As tempting as it is to pack the day full of fun outings, remember that many ASD children need down time. Putting too much into a day can lead to a meltdown later. Breaking the day into two parts, with a rest time in between, helps. Even on overnight trips, it’s important to factor in this decompression time, and sitting in the car doesn’t always count. A quiet place and a snack will, most times, reset the body and mind, allowing your child to move forward to the next adventure.
My son loves cars. One summer, we made a plan to visit as many car shows as we could. It was inexpensive and always an adventure to see new car styles and their owners. Make a point to connect with your child’s passion (usually we have one to work with) and make plans. A passion for trains could lead to a weekly visit to different train stations in the area. A love of art could lead to galleries. An interest in animals might take you to farms or rescue centers. You can connect this with your library outings, searching for books on the topic to learn more.
One year my son and I decided to visit every known park within a 10 mile radius. We checked each one out and then rated them on how much fun they were. The next year we did a tour of water parks and pools in the area. Creating tours can fill up slow days or add something to the end of a day. Forest preserves, arcades, ice cream shops, and pet stores are all great ideas. Add a rating system or scavenger hunt to keep it interesting.
As we already know, one of the biggest struggles our ASD children face is making friends. Summer is the perfect time to make new friends and build on old friendships. Create a social day for the summer. Maybe take a friend on one of your outings or invite him over for lunch and a movie. Anything to keep those connections open or to develop new ones. Stay away from competitive ideas like games, and center around ideas that will keep everyone relaxed. Encourage communication and direct the focus on things that the children have in common.
With the pressures of school fading away, now is the time to focus on ideas such as empathy and independence. Getting involved in a charity is the perfect way to help your ASD child get in touch with that softer side. Keep it connected with their interests. Animal lovers can collect newspapers for local rescue centers. Gather food or clothing for donation.
When we began our charity work, it was difficult to get my son involved. Start slow. Research the charity online and print out pictures. Put aside 15 minutes at a time to work on the project. The end result can be a visit to the charity to show your child how his time helped others.
It’s important to keep up with some continued school work. As the summer comes to an end, probably quicker than you anticipate, the transition back into school will be easier if there is just a hint of school work thrown into the summer. Not right away and not too much, but a little math or a small writing assignment will keep their minds ready to begin again in the fall.

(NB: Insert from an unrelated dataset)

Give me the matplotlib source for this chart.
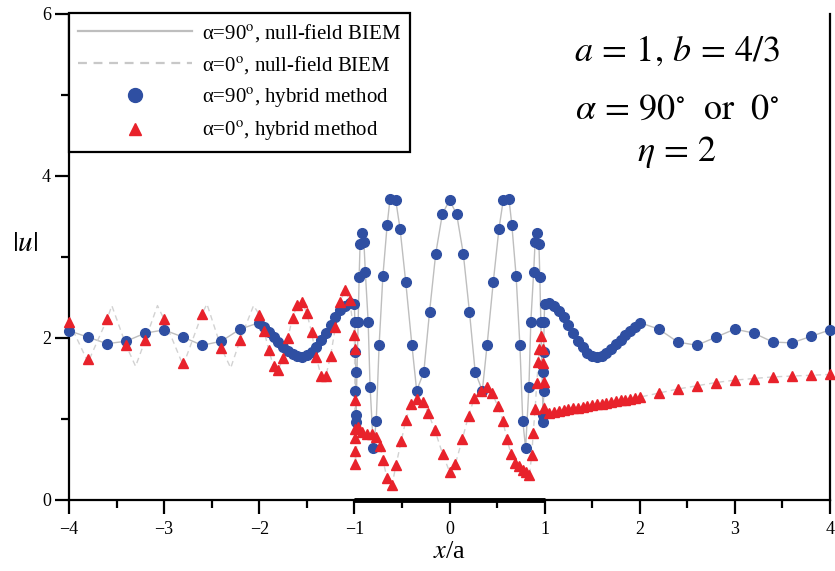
import matplotlib
matplotlib.use("Agg")
import matplotlib.pyplot as plt
from matplotlib.lines import Line2D

plt.rcParams['font.family'] = ['Liberation Serif', 'DejaVu Serif']
plt.rcParams['mathtext.fontset'] = 'stix'

# ---------------- data ----------------
# alpha = 90 deg, hybrid method (blue circles)
blue_x = [-4.0, -3.8, -3.6, -3.4, -3.2, -3.0, -2.8, -2.6, -2.4, -2.2,
          -2.0, -1.95, -1.9, -1.85, -1.8, -1.75, -1.7, -1.65, -1.6, -1.55, -1.5,
          -1.45, -1.4, -1.35, -1.3, -1.25, -1.2, -1.15, -1.1, -1.05, -1.0,
          -0.995, -0.99, -0.985, -0.99, -0.985, -0.985,
          -0.96, -0.95, -0.94, -0.92, -0.90, -0.885, -0.855, -0.835, -0.80, -0.77,
          -0.74, -0.70, -0.655, -0.625, -0.565, -0.52, -0.46, -0.395, -0.345, -0.27,
          -0.21, -0.145, -0.075, 0.0,
          0.075, 0.145, 0.21, 0.27, 0.345, 0.395, 0.46, 0.52, 0.565, 0.625,
          0.655, 0.70, 0.74, 0.77, 0.80, 0.835, 0.855, 0.885, 0.90, 0.92,
          0.94, 0.95, 0.96,
          0.985, 0.985, 0.99, 0.985, 0.99, 0.995, 1.0,
          1.05, 1.1, 1.15, 1.2, 1.25, 1.3, 1.35, 1.4, 1.45, 1.5,
          1.55, 1.6, 1.65, 1.7, 1.75, 1.8, 1.85, 1.9, 1.95, 2.0,
          2.2, 2.4, 2.6, 2.8, 3.0, 3.2, 3.4, 3.6, 3.8, 4.0]
blue_y = [2.09, 2.01, 1.93, 1.96, 2.06, 2.10, 2.01, 1.91, 1.96, 2.11,
          2.19, 2.13, 2.07, 2.01, 1.95, 1.89, 1.84, 1.80, 1.78, 1.77, 1.79,
          1.83, 1.89, 1.97, 2.06, 2.16, 2.26, 2.34, 2.40, 2.43, 2.42,
          2.20, 1.83, 1.58, 1.35, 1.05, 0.96,
          2.20, 2.75, 3.16, 3.30, 3.19, 2.82, 2.20, 1.40, 0.64, 0.98,
          1.91, 2.77, 3.40, 3.72, 3.70, 3.35, 2.69, 1.91, 1.35, 1.58,
          2.32, 3.04, 3.53, 3.70,
          3.53, 3.04, 2.32, 1.58, 1.35, 1.91, 2.69, 3.35, 3.70, 3.72,
          3.40, 2.77, 1.91, 0.98, 0.64, 1.40, 2.20, 2.82, 3.19, 3.30,
          3.16, 2.75, 2.20,
          0.96, 1.05, 1.35, 1.58, 1.83, 2.20, 2.42,
          2.43, 2.40, 2.33, 2.26, 2.16, 2.06, 1.96, 1.89, 1.82, 1.78,
          1.76, 1.78, 1.82, 1.86, 1.92, 1.98, 2.04, 2.09, 2.14, 2.19,
          2.11, 1.95, 1.91, 2.01, 2.11, 2.06, 1.95, 1.94, 2.02, 2.10]

# alpha = 0 deg, hybrid method (red triangles)
red_x = [-4.0, -3.8, -3.6, -3.4, -3.2, -3.0, -2.8, -2.6, -2.4, -2.2,
         -2.0, -1.95, -1.9, -1.85, -1.8, -1.75, -1.7, -1.65, -1.6, -1.55, -1.5,
         -1.45, -1.4, -1.35, -1.3, -1.25, -1.2, -1.15, -1.1, -1.05, -1.0,
         -0.998, -0.996, -0.994, -0.993, -0.99, -0.99,
         -0.96, -0.917, -0.865, -0.8125, -0.771, -0.73, -0.70, -0.656, -0.604,
         -0.5625, -0.507, -0.458, -0.403, -0.344, -0.281, -0.222, -0.153, -0.073,
         0.0, 0.0625, 0.135, 0.20, 0.26, 0.326, 0.39, 0.448, 0.507, 0.56,
         0.604, 0.646, 0.69, 0.73, 0.77, 0.80, 0.84,
         0.865, 0.88, 0.90, 0.917, 0.934, 0.945, 0.96, 0.978, 0.984, 0.99, 0.995,
         1.05, 1.1, 1.15, 1.2, 1.25, 1.3, 1.35, 1.4, 1.45, 1.5,
         1.55, 1.6, 1.65, 1.7, 1.75, 1.8, 1.85, 1.9, 1.95, 2.0,
         2.2, 2.4, 2.6, 2.8, 3.0, 3.2, 3.4, 3.6, 3.8, 4.0]
red_y = [2.20, 1.74, 2.23, 1.91, 1.97, 2.23, 1.69, 2.30, 1.88, 1.98,
         2.29, 2.09, 1.85, 1.65, 1.61, 1.75, 2.00, 2.25, 2.41, 2.44, 2.31,
         2.07, 1.76, 1.53, 1.53, 1.78, 2.13, 2.44, 2.59, 2.47, 2.04,
         1.87, 1.23, 0.88, 0.77, 0.60, 0.45,
         0.905, 0.835, 0.815, 0.815, 0.78, 0.667, 0.49, 0.27, 0.185,
         0.43, 0.73, 0.99, 1.185, 1.25, 1.21, 1.07, 0.86, 0.57,
         0.35, 0.45, 0.75, 1.04, 1.255, 1.35, 1.39, 1.32, 1.16, 0.98,
         0.75, 0.57, 0.46, 0.42, 0.37, 0.34, 0.31,
         0.56, 0.83, 1.12, 1.44, 1.70, 1.87, 2.02, 1.87, 1.69, 1.46, 1.14,
         1.08, 1.09, 1.10, 1.11, 1.12, 1.13, 1.14, 1.15, 1.16, 1.17,
         1.18, 1.19, 1.20, 1.21, 1.22, 1.23, 1.24, 1.25, 1.26, 1.27,
         1.32, 1.37, 1.41, 1.45, 1.48, 1.50, 1.52, 1.53, 1.54, 1.55]

# alpha = 0 deg, null-field BIEM (dashed) extra vertices for x < -2
dash_left_x = [-4.0, -3.8, -3.6, -3.55, -3.4, -3.3, -3.2, -3.07, -3.0,
               -2.8, -2.6, -2.55, -2.4, -2.3, -2.2, -2.06]
dash_left_y = [2.20, 1.70, 2.23, 2.40, 1.91, 1.65, 1.97, 2.40, 2.23,
               1.66, 2.30, 2.42, 1.88, 1.63, 1.98, 2.40]

# scatterer segment on the x axis
crack_x = [-1.0, 1.0]
crack_y = [0.0, 0.0]

legend_labels = [r'α=90$^{\rm o}$, null-field BIEM',
                 r'α=0$^{\rm o}$, null-field BIEM',
                 r'α=90$^{\rm o}$, hybrid method',
                 r'α=0$^{\rm o}$, hybrid method']

# ---------------- figure ----------------
fig = plt.figure(figsize=(8.35, 5.71), dpi=100)
ax = fig.add_axes([69 / 835, 71 / 571, 761 / 835, 486 / 571])

blue_c = '#2F4FA2'
red_c = '#E8222B'

# null-field BIEM lines
dash_x = dash_left_x + [x for x in red_x if x >= -2.0]
dash_y = dash_left_y + [y for x, y in zip(red_x, red_y) if x >= -2.0]
ax.plot(blue_x, blue_y, color='#BEBEBE', lw=1.0, zorder=2)
ax.plot(dash_x, dash_y, color='#D2D2D2', lw=1.0, ls=(0, (4, 3)), zorder=2)

ax.plot(blue_x, blue_y, ls='none', marker='o', ms=7, color=blue_c,
        mec=blue_c, zorder=3, clip_on=False)
ax.plot(red_x, red_y, ls='none', marker='^', ms=6.5, color=red_c,
        mec=red_c, zorder=4, clip_on=False)

ax.plot(crack_x, crack_y, color='black', lw=3.5, solid_capstyle='butt',
        zorder=5, clip_on=False)

ax.set_xlim(-4, 4)
ax.set_ylim(0, 6)
ax.set_xticks([-4, -3, -2, -1, 0, 1, 2, 3, 4])
ax.set_xticks([-3.5, -2.5, -1.5, -0.5, 0.5, 1.5, 2.5, 3.5], minor=True)
ax.set_yticks([0, 2, 4, 6])
ax.set_yticks([1, 3, 5], minor=True)
ax.tick_params(which='both', direction='out', width=1.6, labelsize=13,
               top=False, right=False)
ax.tick_params(which='major', length=10, pad=5)
ax.tick_params(which='minor', length=6)
ax.tick_params(axis='y', which='major', length=10, pad=3)

for s in ['left', 'bottom', 'right']:
    ax.spines[s].set_linewidth(1.6)
ax.spines['top'].set_visible(False)

ax.set_xlabel(r'$x$/a', fontsize=19, labelpad=2)
ax.set_ylabel(r'$|u|$', fontsize=21, rotation=0, labelpad=8)
ax.yaxis.set_label_coords(-0.058, 0.5)

handles = [Line2D([], [], color='#BEBEBE', lw=1.6),
           Line2D([], [], color='#C8C8C8', lw=1.6, ls=(0, (4, 3))),
           Line2D([], [], ls='none', marker='o', ms=10, color=blue_c),
           Line2D([], [], ls='none', marker='^', ms=9, color=red_c)]
leg = ax.legend(handles, legend_labels, loc='upper left',
                bbox_to_anchor=(0, 1.002), borderaxespad=0, fontsize=15,
                frameon=True, fancybox=False, edgecolor='black',
                framealpha=1, handlelength=5.5, handletextpad=0.45,
                labelspacing=0.5, borderpad=0.42)
leg.get_frame().set_linewidth(1.6)

fig.text(677 / 835, 1 - 52 / 571, r'$a\,=\,1,\,b\,=\,4/3$', fontsize=26,
         ha='center', va='center')
fig.text(677 / 835, 1 - 110 / 571,
         r'$\alpha\,=\,90^{\circ}\ \ \mathrm{or}\ \ 0^{\circ}$',
         fontsize=26, ha='center', va='center')
fig.text(677 / 835, 1 - 152 / 571, r'$\eta\,=\,2$', fontsize=26,
         ha='center', va='center')

fig.savefig('out.png', dpi=100)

I’m a strong believer that summer vacation should be a time of fun and regrouping. Our children work hard during the school year and they need a break both physically and emotionally. Even though summer should be fun, ASD kids have a difficult time transitioning into the break. Keeping a schedule, making it simple, and listening to your child’s input will help ensure a summer of fun and will minimize the stress and anxiety of the unknown. Start slow, plan your bucket list, don’t forget the sensory breaks, and have a fun-filled summer!